[Data entries]
++++++++++

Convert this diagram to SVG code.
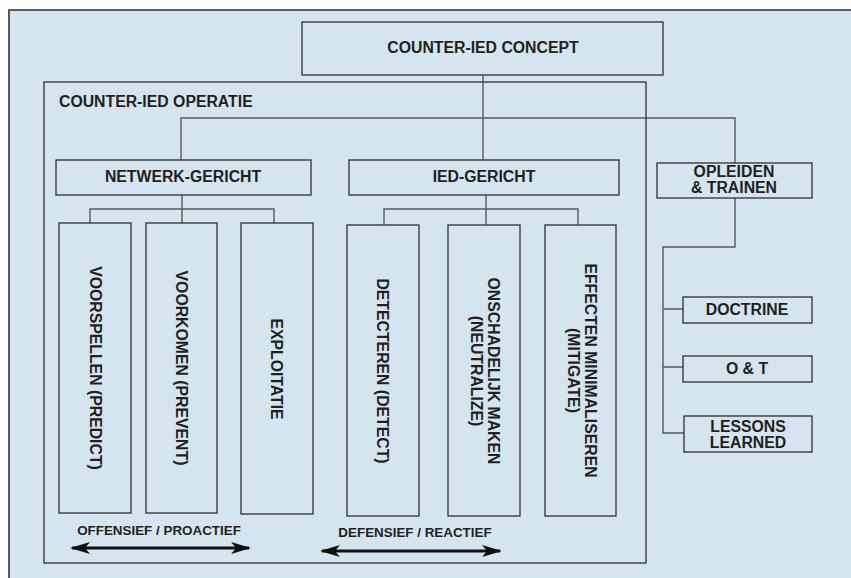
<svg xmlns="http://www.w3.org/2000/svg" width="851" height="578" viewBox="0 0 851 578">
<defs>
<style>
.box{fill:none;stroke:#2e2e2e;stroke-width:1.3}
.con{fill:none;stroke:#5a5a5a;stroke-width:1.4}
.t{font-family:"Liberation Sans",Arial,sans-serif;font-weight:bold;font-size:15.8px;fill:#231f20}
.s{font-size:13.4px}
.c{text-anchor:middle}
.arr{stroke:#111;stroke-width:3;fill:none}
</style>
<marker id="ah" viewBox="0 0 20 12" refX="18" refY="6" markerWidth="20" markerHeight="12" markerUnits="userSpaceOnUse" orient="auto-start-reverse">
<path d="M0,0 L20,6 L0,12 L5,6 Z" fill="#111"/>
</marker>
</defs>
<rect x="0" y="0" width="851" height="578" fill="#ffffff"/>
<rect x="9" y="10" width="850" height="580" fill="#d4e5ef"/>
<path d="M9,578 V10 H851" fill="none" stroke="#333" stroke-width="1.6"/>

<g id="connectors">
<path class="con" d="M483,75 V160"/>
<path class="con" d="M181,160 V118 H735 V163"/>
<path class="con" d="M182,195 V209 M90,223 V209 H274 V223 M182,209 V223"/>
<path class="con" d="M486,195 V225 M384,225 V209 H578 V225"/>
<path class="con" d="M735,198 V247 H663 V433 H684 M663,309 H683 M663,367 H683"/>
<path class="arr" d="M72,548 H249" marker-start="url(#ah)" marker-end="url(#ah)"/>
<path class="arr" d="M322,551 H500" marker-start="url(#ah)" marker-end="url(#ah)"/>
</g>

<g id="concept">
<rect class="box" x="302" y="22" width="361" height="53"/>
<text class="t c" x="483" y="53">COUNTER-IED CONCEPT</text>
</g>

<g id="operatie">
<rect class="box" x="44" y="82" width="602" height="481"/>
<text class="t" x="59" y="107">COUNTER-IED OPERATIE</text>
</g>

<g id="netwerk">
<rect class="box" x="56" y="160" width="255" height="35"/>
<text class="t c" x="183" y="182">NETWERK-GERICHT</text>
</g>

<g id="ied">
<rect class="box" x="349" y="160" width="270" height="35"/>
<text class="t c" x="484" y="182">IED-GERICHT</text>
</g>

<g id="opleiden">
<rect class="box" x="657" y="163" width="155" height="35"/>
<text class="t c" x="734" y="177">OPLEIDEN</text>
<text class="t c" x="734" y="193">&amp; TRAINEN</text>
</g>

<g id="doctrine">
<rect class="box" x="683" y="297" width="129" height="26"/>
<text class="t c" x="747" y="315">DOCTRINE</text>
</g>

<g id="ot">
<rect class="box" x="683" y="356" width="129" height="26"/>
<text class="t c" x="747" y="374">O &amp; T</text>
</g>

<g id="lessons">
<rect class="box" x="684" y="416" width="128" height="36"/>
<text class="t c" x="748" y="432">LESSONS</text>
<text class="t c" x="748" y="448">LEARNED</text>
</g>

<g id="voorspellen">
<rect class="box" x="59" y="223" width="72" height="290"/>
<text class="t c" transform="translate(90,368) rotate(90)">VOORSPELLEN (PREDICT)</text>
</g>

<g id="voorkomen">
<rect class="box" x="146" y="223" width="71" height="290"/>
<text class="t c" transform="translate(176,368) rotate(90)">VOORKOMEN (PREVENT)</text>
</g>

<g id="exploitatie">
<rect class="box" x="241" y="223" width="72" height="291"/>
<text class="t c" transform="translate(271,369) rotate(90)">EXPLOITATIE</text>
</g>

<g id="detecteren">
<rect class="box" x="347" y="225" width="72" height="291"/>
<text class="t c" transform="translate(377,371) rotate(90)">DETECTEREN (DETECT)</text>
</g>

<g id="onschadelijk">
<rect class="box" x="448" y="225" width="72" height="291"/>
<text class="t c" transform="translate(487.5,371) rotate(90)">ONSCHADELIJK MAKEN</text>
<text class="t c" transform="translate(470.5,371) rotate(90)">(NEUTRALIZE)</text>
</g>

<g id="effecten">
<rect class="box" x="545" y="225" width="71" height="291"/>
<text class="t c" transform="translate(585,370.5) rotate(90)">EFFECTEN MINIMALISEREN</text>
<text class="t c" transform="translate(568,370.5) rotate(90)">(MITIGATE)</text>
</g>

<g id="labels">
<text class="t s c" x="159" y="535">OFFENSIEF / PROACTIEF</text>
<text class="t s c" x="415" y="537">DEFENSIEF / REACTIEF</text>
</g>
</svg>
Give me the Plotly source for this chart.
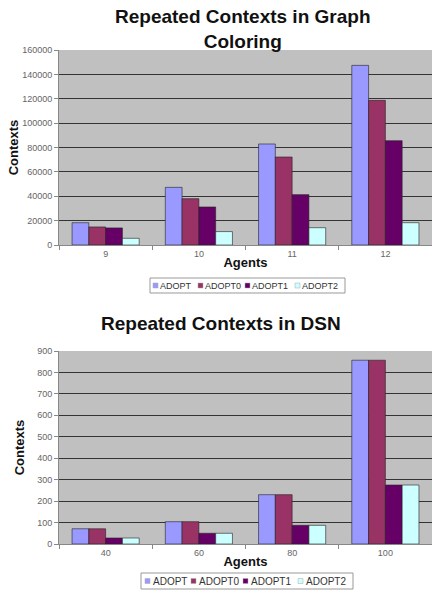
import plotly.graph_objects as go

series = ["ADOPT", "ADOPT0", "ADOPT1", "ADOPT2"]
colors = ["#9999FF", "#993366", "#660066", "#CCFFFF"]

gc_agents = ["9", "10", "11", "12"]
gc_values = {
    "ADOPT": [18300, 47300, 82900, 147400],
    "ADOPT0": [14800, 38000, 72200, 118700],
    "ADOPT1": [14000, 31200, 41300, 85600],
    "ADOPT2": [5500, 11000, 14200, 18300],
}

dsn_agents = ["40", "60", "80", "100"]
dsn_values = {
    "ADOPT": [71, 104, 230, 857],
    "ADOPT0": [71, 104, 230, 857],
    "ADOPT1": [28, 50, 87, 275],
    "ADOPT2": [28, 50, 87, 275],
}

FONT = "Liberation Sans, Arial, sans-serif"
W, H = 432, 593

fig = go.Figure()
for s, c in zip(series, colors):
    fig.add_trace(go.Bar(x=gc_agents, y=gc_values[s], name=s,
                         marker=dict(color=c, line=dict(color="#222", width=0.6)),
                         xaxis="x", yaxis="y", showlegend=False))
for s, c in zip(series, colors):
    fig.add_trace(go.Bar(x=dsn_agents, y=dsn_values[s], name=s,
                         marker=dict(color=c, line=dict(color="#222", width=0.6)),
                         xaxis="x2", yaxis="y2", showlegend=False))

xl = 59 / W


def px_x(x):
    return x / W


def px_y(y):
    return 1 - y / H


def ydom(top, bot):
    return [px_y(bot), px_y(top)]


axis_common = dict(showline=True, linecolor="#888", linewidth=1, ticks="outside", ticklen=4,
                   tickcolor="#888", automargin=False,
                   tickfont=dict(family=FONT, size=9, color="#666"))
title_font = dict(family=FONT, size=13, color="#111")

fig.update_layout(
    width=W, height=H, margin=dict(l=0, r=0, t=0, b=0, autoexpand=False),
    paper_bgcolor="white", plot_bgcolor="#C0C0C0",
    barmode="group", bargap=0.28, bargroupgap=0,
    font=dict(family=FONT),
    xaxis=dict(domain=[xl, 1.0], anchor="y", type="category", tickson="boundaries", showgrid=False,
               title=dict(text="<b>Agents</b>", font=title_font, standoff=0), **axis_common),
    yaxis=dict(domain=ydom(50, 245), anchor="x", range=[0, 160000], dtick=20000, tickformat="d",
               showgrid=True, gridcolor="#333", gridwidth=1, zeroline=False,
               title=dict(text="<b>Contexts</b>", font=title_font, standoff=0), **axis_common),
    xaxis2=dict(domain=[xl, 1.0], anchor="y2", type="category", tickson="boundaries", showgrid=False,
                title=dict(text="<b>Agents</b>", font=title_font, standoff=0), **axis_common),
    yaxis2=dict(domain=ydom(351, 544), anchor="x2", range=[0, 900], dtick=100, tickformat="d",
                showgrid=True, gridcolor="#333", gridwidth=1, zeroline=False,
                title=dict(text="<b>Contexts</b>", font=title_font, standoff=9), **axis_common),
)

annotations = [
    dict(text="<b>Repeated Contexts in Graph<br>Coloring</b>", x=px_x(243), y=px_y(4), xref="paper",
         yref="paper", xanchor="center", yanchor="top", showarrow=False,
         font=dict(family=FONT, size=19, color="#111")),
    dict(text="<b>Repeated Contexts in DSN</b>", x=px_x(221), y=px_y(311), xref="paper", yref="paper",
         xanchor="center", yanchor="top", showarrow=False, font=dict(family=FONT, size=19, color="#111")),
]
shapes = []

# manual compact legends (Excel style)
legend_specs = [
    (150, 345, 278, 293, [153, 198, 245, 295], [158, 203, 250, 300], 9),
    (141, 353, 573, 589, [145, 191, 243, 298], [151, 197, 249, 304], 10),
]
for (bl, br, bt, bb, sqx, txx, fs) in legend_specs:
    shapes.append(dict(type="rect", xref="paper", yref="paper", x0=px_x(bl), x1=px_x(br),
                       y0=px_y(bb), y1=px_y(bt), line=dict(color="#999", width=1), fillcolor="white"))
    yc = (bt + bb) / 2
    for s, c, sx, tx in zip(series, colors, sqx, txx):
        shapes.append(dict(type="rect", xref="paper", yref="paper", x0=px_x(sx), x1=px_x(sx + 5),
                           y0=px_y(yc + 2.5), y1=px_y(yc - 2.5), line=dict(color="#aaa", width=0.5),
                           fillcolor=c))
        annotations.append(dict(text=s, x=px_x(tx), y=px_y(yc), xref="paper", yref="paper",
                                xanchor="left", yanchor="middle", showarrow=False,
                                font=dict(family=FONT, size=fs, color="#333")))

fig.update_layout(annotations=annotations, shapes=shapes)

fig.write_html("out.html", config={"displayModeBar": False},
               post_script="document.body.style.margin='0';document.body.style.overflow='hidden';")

++++++++++

# WORK TO BE COMPLETED:
Take the lines from the one holding "Give me the Plotly source for this chart." to the one holding "W, H = 432, 593", both lines included, and give them again exactly, with no pictures.

# WRITTEN ANSWER:
Give me the Plotly source for this chart.
import plotly.graph_objects as go

series = ["ADOPT", "ADOPT0", "ADOPT1", "ADOPT2"]
colors = ["#9999FF", "#993366", "#660066", "#CCFFFF"]

gc_agents = ["9", "10", "11", "12"]
gc_values = {
    "ADOPT": [18300, 47300, 82900, 147400],
    "ADOPT0": [14800, 38000, 72200, 118700],
    "ADOPT1": [14000, 31200, 41300, 85600],
    "ADOPT2": [5500, 11000, 14200, 18300],
}

dsn_agents = ["40", "60", "80", "100"]
dsn_values = {
    "ADOPT": [71, 104, 230, 857],
    "ADOPT0": [71, 104, 230, 857],
    "ADOPT1": [28, 50, 87, 275],
    "ADOPT2": [28, 50, 87, 275],
}

FONT = "Liberation Sans, Arial, sans-serif"
W, H = 432, 593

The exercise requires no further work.